Return each line of the data below verbatim; pictures are to be left out.

— Start MATERIAL PROVIDED —

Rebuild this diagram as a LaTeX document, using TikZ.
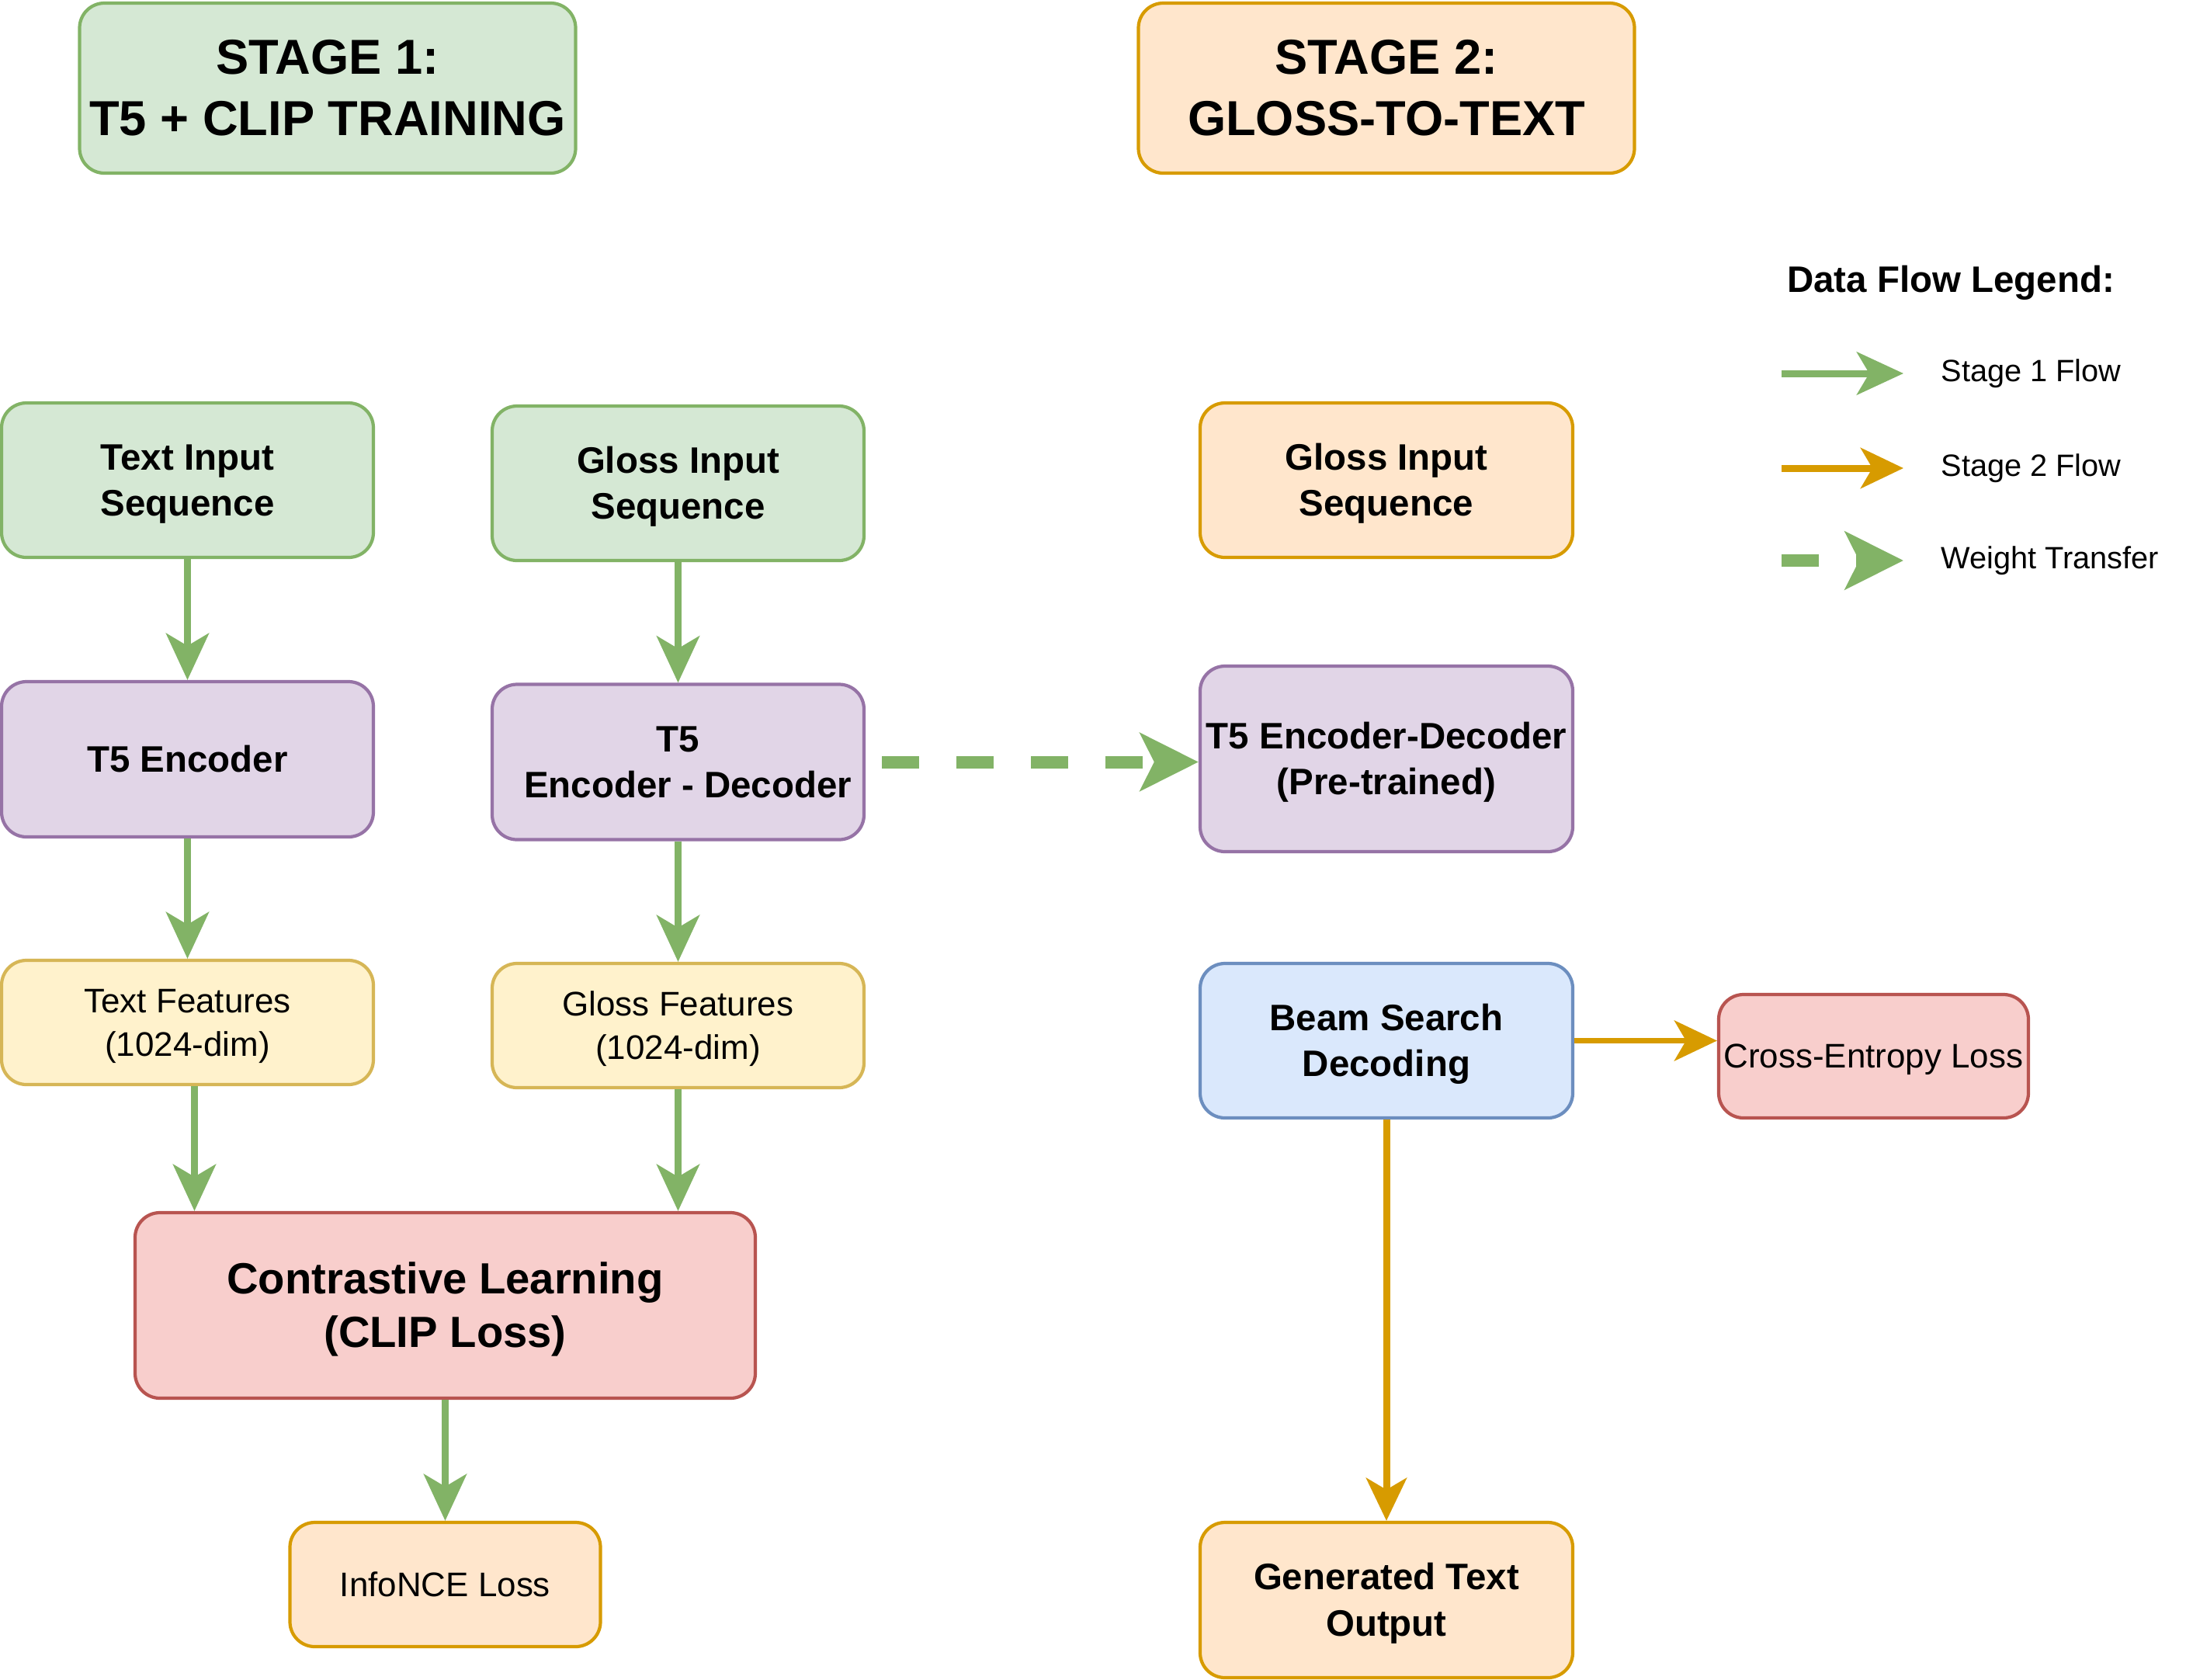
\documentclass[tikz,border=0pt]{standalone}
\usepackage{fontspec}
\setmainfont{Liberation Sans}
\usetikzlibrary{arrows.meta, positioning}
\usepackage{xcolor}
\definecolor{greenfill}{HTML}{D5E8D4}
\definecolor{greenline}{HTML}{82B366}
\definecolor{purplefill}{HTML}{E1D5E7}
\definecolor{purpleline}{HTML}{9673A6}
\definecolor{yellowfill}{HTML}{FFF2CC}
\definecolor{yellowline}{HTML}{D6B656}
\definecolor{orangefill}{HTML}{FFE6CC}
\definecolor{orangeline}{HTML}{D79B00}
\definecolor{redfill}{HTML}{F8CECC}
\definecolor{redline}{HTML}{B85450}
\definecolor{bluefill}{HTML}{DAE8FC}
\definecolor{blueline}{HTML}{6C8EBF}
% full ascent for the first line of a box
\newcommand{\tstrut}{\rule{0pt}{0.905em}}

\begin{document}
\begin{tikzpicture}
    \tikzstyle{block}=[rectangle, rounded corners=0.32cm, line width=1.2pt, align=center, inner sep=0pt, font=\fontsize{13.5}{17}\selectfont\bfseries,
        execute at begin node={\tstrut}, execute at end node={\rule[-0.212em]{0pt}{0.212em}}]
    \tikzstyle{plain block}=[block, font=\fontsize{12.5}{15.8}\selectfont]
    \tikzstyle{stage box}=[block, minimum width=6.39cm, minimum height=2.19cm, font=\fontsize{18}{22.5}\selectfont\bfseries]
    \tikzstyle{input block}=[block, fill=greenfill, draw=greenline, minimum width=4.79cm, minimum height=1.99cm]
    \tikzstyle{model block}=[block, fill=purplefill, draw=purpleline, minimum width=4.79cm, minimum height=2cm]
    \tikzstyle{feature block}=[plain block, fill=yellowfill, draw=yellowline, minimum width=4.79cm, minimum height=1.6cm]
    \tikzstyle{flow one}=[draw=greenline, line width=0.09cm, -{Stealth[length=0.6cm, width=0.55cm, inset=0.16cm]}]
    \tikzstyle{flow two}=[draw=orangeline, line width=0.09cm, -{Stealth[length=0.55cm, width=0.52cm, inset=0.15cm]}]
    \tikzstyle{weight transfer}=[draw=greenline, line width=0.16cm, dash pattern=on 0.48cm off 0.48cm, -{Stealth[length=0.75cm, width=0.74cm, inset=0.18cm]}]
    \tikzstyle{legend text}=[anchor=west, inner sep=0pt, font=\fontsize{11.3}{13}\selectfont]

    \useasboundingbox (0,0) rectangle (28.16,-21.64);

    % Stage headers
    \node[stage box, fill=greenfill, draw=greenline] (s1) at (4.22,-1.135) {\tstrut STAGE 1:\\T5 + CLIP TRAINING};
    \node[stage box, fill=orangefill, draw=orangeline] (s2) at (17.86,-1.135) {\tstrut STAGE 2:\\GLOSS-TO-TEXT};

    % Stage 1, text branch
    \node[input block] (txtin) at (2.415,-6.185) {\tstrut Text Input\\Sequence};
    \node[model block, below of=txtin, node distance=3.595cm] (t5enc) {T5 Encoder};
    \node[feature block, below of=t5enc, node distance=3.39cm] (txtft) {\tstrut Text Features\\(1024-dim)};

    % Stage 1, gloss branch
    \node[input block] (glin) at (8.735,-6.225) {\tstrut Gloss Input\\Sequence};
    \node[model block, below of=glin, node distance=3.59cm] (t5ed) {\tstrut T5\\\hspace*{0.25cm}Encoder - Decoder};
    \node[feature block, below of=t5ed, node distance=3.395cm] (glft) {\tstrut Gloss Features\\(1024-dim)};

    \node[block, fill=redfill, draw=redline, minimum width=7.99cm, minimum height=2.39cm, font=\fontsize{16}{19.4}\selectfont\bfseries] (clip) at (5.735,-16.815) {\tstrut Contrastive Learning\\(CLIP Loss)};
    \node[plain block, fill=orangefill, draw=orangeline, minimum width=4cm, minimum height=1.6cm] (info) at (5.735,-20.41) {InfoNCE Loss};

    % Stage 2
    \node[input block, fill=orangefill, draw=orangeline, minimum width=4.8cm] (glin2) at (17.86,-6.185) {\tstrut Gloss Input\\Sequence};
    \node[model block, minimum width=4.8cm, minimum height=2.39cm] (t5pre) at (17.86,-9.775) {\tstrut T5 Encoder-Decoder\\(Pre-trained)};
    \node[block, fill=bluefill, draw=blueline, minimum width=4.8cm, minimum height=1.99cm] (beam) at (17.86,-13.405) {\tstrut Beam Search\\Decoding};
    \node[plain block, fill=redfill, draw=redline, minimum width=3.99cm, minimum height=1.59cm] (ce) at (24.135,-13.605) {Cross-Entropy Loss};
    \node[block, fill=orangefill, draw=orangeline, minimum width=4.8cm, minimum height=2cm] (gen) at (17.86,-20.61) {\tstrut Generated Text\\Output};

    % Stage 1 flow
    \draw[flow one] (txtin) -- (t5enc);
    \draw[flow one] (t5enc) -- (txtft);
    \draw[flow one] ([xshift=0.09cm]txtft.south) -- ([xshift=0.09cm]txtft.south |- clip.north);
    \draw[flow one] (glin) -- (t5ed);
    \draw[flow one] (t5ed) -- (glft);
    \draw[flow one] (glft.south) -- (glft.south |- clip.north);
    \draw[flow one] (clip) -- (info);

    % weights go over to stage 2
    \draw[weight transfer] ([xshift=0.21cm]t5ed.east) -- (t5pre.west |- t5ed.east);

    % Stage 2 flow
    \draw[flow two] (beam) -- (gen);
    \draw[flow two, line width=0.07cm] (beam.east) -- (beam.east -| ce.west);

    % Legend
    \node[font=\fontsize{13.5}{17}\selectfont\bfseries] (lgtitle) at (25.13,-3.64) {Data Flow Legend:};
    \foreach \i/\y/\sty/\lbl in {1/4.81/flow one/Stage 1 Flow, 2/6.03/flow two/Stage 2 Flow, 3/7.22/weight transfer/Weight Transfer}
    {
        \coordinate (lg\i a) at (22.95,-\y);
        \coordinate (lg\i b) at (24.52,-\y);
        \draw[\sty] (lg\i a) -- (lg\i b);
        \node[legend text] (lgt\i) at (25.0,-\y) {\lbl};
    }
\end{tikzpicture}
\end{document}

— End MATERIAL PROVIDED —

(WRITTEN SOLUTION)
Rebuild this diagram as a LaTeX document, using TikZ.
\documentclass[tikz,border=0pt]{standalone}
\usepackage{fontspec}
\setmainfont{Liberation Sans}
\usetikzlibrary{arrows.meta, positioning}
\usepackage{xcolor}
\definecolor{greenfill}{HTML}{D5E8D4}
\definecolor{greenline}{HTML}{82B366}
\definecolor{purplefill}{HTML}{E1D5E7}
\definecolor{purpleline}{HTML}{9673A6}
\definecolor{yellowfill}{HTML}{FFF2CC}
\definecolor{yellowline}{HTML}{D6B656}
\definecolor{orangefill}{HTML}{FFE6CC}
\definecolor{orangeline}{HTML}{D79B00}
\definecolor{redfill}{HTML}{F8CECC}
\definecolor{redline}{HTML}{B85450}
\definecolor{bluefill}{HTML}{DAE8FC}
\definecolor{blueline}{HTML}{6C8EBF}
% full ascent for the first line of a box
\newcommand{\tstrut}{\rule{0pt}{0.905em}}

\begin{document}
\begin{tikzpicture}
    \tikzstyle{block}=[rectangle, rounded corners=0.32cm, line width=1.2pt, align=center, inner sep=0pt, font=\fontsize{13.5}{17}\selectfont\bfseries,
        execute at begin node={\tstrut}, execute at end node={\rule[-0.212em]{0pt}{0.212em}}]
    \tikzstyle{plain block}=[block, font=\fontsize{12.5}{15.8}\selectfont]
    \tikzstyle{stage box}=[block, minimum width=6.39cm, minimum height=2.19cm, font=\fontsize{18}{22.5}\selectfont\bfseries]
    \tikzstyle{input block}=[block, fill=greenfill, draw=greenline, minimum width=4.79cm, minimum height=1.99cm]
    \tikzstyle{model block}=[block, fill=purplefill, draw=purpleline, minimum width=4.79cm, minimum height=2cm]
    \tikzstyle{feature block}=[plain block, fill=yellowfill, draw=yellowline, minimum width=4.79cm, minimum height=1.6cm]
    \tikzstyle{flow one}=[draw=greenline, line width=0.09cm, -{Stealth[length=0.6cm, width=0.55cm, inset=0.16cm]}]
    \tikzstyle{flow two}=[draw=orangeline, line width=0.09cm, -{Stealth[length=0.55cm, width=0.52cm, inset=0.15cm]}]
    \tikzstyle{weight transfer}=[draw=greenline, line width=0.16cm, dash pattern=on 0.48cm off 0.48cm, -{Stealth[length=0.75cm, width=0.74cm, inset=0.18cm]}]
    \tikzstyle{legend text}=[anchor=west, inner sep=0pt, font=\fontsize{11.3}{13}\selectfont]

    \useasboundingbox (0,0) rectangle (28.16,-21.64);

    % Stage headers
    \node[stage box, fill=greenfill, draw=greenline] (s1) at (4.22,-1.135) {\tstrut STAGE 1:\\T5 + CLIP TRAINING};
    \node[stage box, fill=orangefill, draw=orangeline] (s2) at (17.86,-1.135) {\tstrut STAGE 2:\\GLOSS-TO-TEXT};

    % Stage 1, text branch
    \node[input block] (txtin) at (2.415,-6.185) {\tstrut Text Input\\Sequence};
    \node[model block, below of=txtin, node distance=3.595cm] (t5enc) {T5 Encoder};
    \node[feature block, below of=t5enc, node distance=3.39cm] (txtft) {\tstrut Text Features\\(1024-dim)};

    % Stage 1, gloss branch
    \node[input block] (glin) at (8.735,-6.225) {\tstrut Gloss Input\\Sequence};
    \node[model block, below of=glin, node distance=3.59cm] (t5ed) {\tstrut T5\\\hspace*{0.25cm}Encoder - Decoder};
    \node[feature block, below of=t5ed, node distance=3.395cm] (glft) {\tstrut Gloss Features\\(1024-dim)};

    \node[block, fill=redfill, draw=redline, minimum width=7.99cm, minimum height=2.39cm, font=\fontsize{16}{19.4}\selectfont\bfseries] (clip) at (5.735,-16.815) {\tstrut Contrastive Learning\\(CLIP Loss)};
    \node[plain block, fill=orangefill, draw=orangeline, minimum width=4cm, minimum height=1.6cm] (info) at (5.735,-20.41) {InfoNCE Loss};

    % Stage 2
    \node[input block, fill=orangefill, draw=orangeline, minimum width=4.8cm] (glin2) at (17.86,-6.185) {\tstrut Gloss Input\\Sequence};
    \node[model block, minimum width=4.8cm, minimum height=2.39cm] (t5pre) at (17.86,-9.775) {\tstrut T5 Encoder-Decoder\\(Pre-trained)};
    \node[block, fill=bluefill, draw=blueline, minimum width=4.8cm, minimum height=1.99cm] (beam) at (17.86,-13.405) {\tstrut Beam Search\\Decoding};
    \node[plain block, fill=redfill, draw=redline, minimum width=3.99cm, minimum height=1.59cm] (ce) at (24.135,-13.605) {Cross-Entropy Loss};
    \node[block, fill=orangefill, draw=orangeline, minimum width=4.8cm, minimum height=2cm] (gen) at (17.86,-20.61) {\tstrut Generated Text\\Output};

    % Stage 1 flow
    \draw[flow one] (txtin) -- (t5enc);
    \draw[flow one] (t5enc) -- (txtft);
    \draw[flow one] ([xshift=0.09cm]txtft.south) -- ([xshift=0.09cm]txtft.south |- clip.north);
    \draw[flow one] (glin) -- (t5ed);
    \draw[flow one] (t5ed) -- (glft);
    \draw[flow one] (glft.south) -- (glft.south |- clip.north);
    \draw[flow one] (clip) -- (info);

    % weights go over to stage 2
    \draw[weight transfer] ([xshift=0.21cm]t5ed.east) -- (t5pre.west |- t5ed.east);

    % Stage 2 flow
    \draw[flow two] (beam) -- (gen);
    \draw[flow two, line width=0.07cm] (beam.east) -- (beam.east -| ce.west);

    % Legend
    \node[font=\fontsize{13.5}{17}\selectfont\bfseries] (lgtitle) at (25.13,-3.64) {Data Flow Legend:};
    \foreach \i/\y/\sty/\lbl in {1/4.81/flow one/Stage 1 Flow, 2/6.03/flow two/Stage 2 Flow, 3/7.22/weight transfer/Weight Transfer}
    {
        \coordinate (lg\i a) at (22.95,-\y);
        \coordinate (lg\i b) at (24.52,-\y);
        \draw[\sty] (lg\i a) -- (lg\i b);
        \node[legend text] (lgt\i) at (25.0,-\y) {\lbl};
    }
\end{tikzpicture}
\end{document}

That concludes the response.